Kinship care is a growing form of care in England. The term describes arrangements in which children live with a relative or close family friend, usually because their parents are unable to care for them. Mediation is a confidential process in which a neutral third person (the mediator) helps people to make mutually acceptable decisions and arrangements for their futures. This intervention aims to help kinship carers and parents communicate better, using mediation to support kinship carers and parents to make decisions about the child, while taking the child’s view into account. Foundations have commissioned Coram to conduct a feasibility study of the mediation pilot project, to determine whether or not the intervention can be evaluated.
This intervention was developed by Family Solutions, a team of experienced family professionals who help families find ways of moving forward with their lives after a separation of some form. The intervention will be delivered to kinship families in four local authorities in the South Hampshire area: Hampshire County Council, Portsmouth City Council, Southampton City Council and Isle of Wight Council.
Kinship families will be offered four in-person mediation sessions, which will typically take place over 16 weeks. Mediation sessions will be delivered by a trained, accredited Family Solutions mediator. In addition to standard mediation, the sessions will also include additional support with conflict management, positive parenting techniques and communication skills. For children – typically those aged ten or over – consultation will also be offered to the child as part of the four sessions. Family Solutions will also be providing mediation training for at least 70 professionals, who are based in one of the four local authority areas.

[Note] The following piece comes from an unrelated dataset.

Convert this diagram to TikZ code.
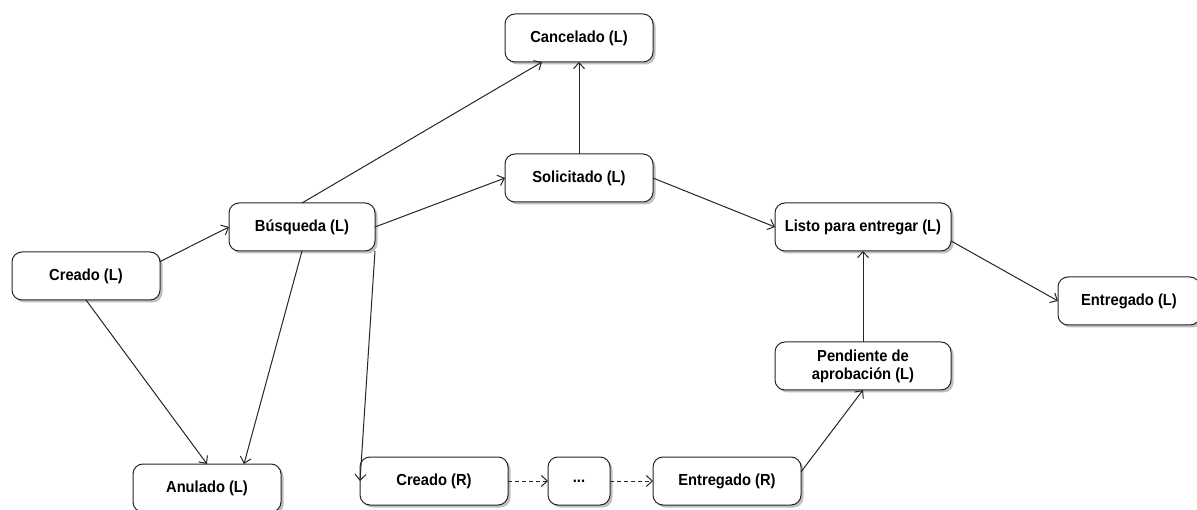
\documentclass[tikz,border=0pt]{standalone}
\usepackage{fontspec}
\setmainfont{Liberation Sans}[FakeStretch=0.92]
\usetikzlibrary{arrows.meta,shadows}
\begin{document}
\begin{tikzpicture}[x=1pt,y=-1pt,
  state/.style={draw=black!85, line width=1pt, rounded corners=10pt, fill=white,
    minimum height=48pt, minimum width=148pt, inner sep=2pt, outer sep=0pt,
    align=center, font=\fontsize{16}{18}\selectfont\bfseries,
    drop shadow={shadow xshift=2.5pt, shadow yshift=-2.5pt, opacity=0.25, fill=black}},
  conn/.style={draw=black!85, line width=1pt, -{Straight Barb[length=6pt,width=11pt]}},
  dconn/.style={conn, dashed, dash pattern=on 4pt off 3pt}]
\useasboundingbox (0,0) rectangle (1197,510);
\fill[white] (0,0) rectangle (1197,510);

\node[state] (canc) at (579,38) {Cancelado (L)};
\node[state] (solic) at (579,178) {Solicitado (L)};
\node[state, minimum width=146pt] (busq) at (302,227) {Búsqueda (L)};
\node[state] (creL) at (86,276) {Creado (L)};
\node[state, minimum width=176pt] (listo) at (863,227) {Listo para entregar (L)};
\node[state, minimum width=142pt] (entL) at (1129,301) {Entregado (L)};
\node[state, minimum width=176pt] (pend) at (863,366) {Pendiente de\\aprobación (L)};
\node[state] (anul) at (207,488) {Anulado (L)};
\node[state] (creR) at (434,481) {Creado (R)};
\node[state, minimum width=62pt] (dots) at (579,481) {...};
\node[state] (entR) at (727,481) {Entregado (R)};

\draw[conn] (creL.11) -- (busq.west);
\draw[conn] (creL.south) -- (anul.north);
\draw[conn] (busq.south) -- (anul.33.7);
\draw[conn] (busq.north) -- (canc.213);
\draw[conn] (busq.east) -- (solic.west);
\draw[conn] (busq.south east) -- (creR.west);
\draw[conn] (solic.north) -- (canc.south);
\draw[conn] (solic.east) -- (listo.west);
\draw[conn] (listo.-9.7) -- (entL.west);
\draw[conn] (pend.north) -- (listo.south);
\draw[conn] (entR.7) -- (pend.south);
\draw[dconn] (creR.east) -- (dots.west);
\draw[dconn] (dots.east) -- (entR.west);
\end{tikzpicture}
\end{document}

Family Solutions aims for this to increase the number of appropriate referrals to the intervention and views the referral training as a key component of the intervention.
- To what extent is the intervention feasible and can it be evaluated?

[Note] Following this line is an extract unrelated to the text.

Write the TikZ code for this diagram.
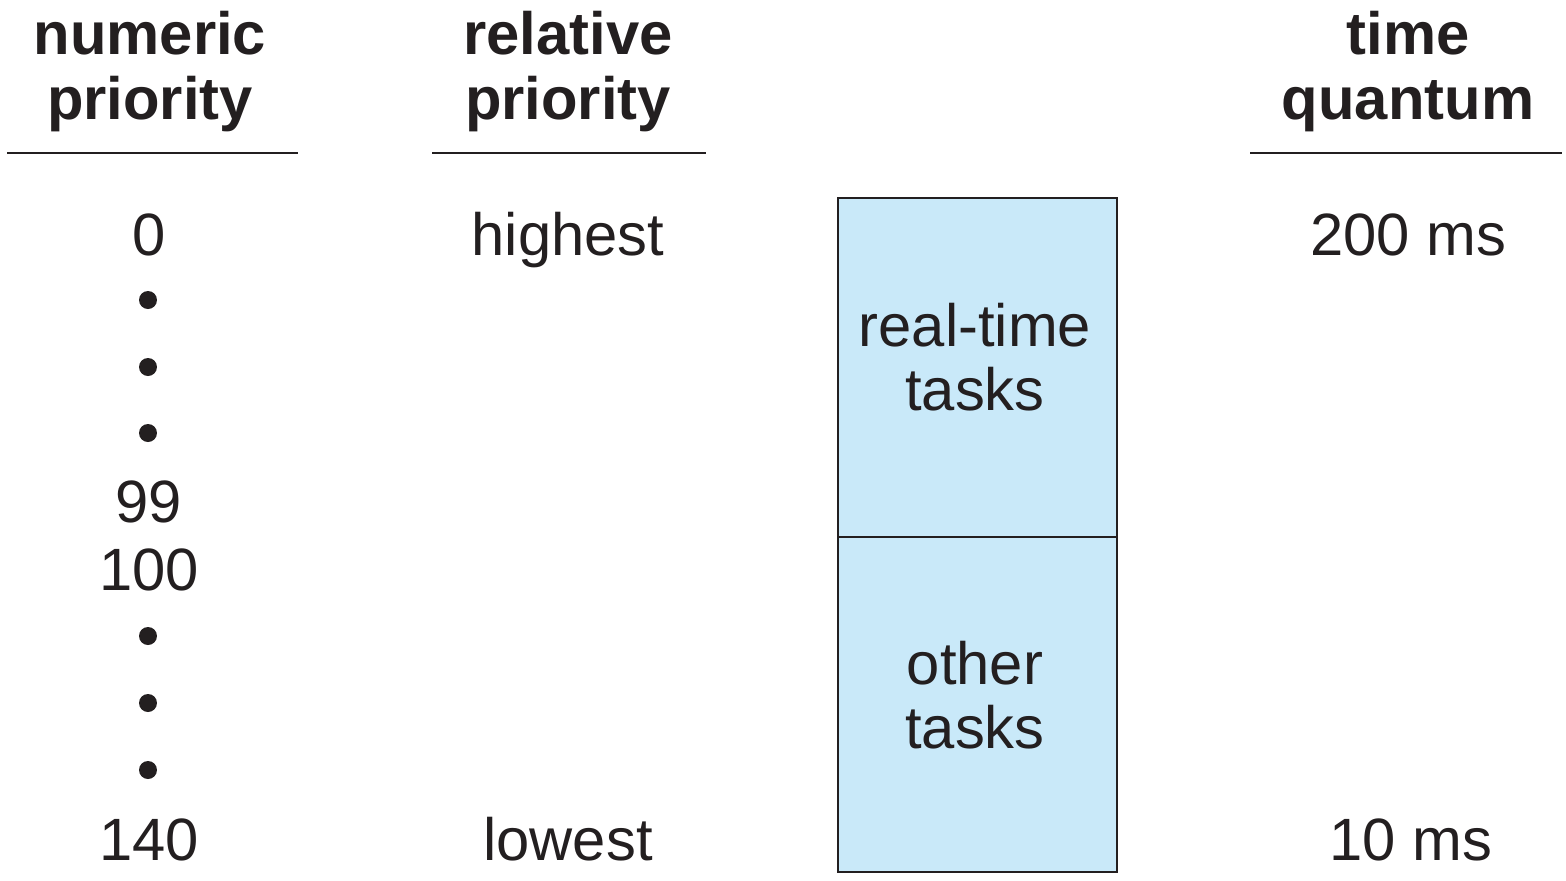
\documentclass[tikz,border=0pt]{standalone}
\usepackage{fontspec}
\setmainfont{Liberation Sans}
\definecolor{boxblue}{HTML}{C9E9F9}
\definecolor{ink}{HTML}{231F20}
\begin{document}
\begin{tikzpicture}[x=0.02cm,y=-0.02cm,
  txt/.style={anchor=base,inner sep=0pt,text=ink,font=\fontsize{34}{40}\selectfont},
  hdr/.style={txt,font=\fontsize{34}{40}\selectfont\bfseries},
  rule/.style={draw=ink,line width=1.2pt},
  dot/.style={circle,fill=ink,inner sep=0pt,minimum size=0.36cm},
  taskbox/.style={draw=ink,line width=1.2pt,fill=boxblue}]
\useasboundingbox (0,0) rectangle (1566,880);
% headers
\node[hdr] (h1a) at (150,54) {numeric};
\node[hdr] (h1b) at (150,119) {priority};
\node[hdr] (h2a) at (568,54) {relative};
\node[hdr] (h2b) at (568,119) {priority};
\node[hdr] (h4a) at (1408,54) {time};
\node[hdr] (h4b) at (1408,119) {quantum};
\coordinate (r1a) at (7,153); \coordinate (r1b) at (298,153);
\coordinate (r2a) at (432,153); \coordinate (r2b) at (706,153);
\coordinate (r4a) at (1250,153); \coordinate (r4b) at (1562,153);
\draw[rule] (r1a) -- (r1b);
\draw[rule] (r2a) -- (r2b);
\draw[rule] (r4a) -- (r4b);
% numeric column
\node[txt] (n0) at (149,255) {0};
\node[dot] (d1) at (148,300) {};
\node[dot] (d2) at (148,367) {};
\node[dot] (d3) at (148,433) {};
\node[txt] (n99) at (149,522) {99};
\node[txt] (n100) at (149,590) {100};
\node[dot] (d4) at (148,636) {};
\node[dot] (d5) at (148,703) {};
\node[dot] (d6) at (148,770) {};
\node[txt] (n140) at (149,860) {140};
% relative column
\node[txt] (hi) at (568,255) {highest};
\node[txt] (lo) at (568,860) {lowest};
% time quantum column
\node[txt] (q1) at (1408,255) {200 ms};
\node[txt] (q2) at (1411,860) {10 ms};
% box
\draw[taskbox] (838,198) rectangle (1117,537);
\draw[taskbox] (838,537) rectangle (1117,872);
\node[txt] (rt1) at (975,346) {real-time};
\node[txt] (rt2) at (975,410) {tasks};
\node[txt] (ot1) at (975,684) {other};
\node[txt] (ot2) at (975,748) {tasks};
\end{tikzpicture}
\end{document}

- How should the Kinship Care Mediation project be evaluated in future?
- How should the Kinship Care Mediation pilot be developed, scaled up and replicated in future?
- Are there signs that the Kinship Care Mediation pilot is achieving the outcomes listed in the logic model (evidence of promise)?
How will we go about it
To conduct their feasibility study, Coram are using an approach based on rapid cycle design and testing. They plan to take a two-phased approach to fieldwork and act as a collaborative, supportive and critical learning partner to Family Solutions as the intervention develops over the one-year delivery phase. As part of this research, Coram will be conducting interviews with kinship carers, parents, referring professionals and mediators. They will be observing the mediation intervention, investigating professionals’ experience of the mediation training and collecting administrative data.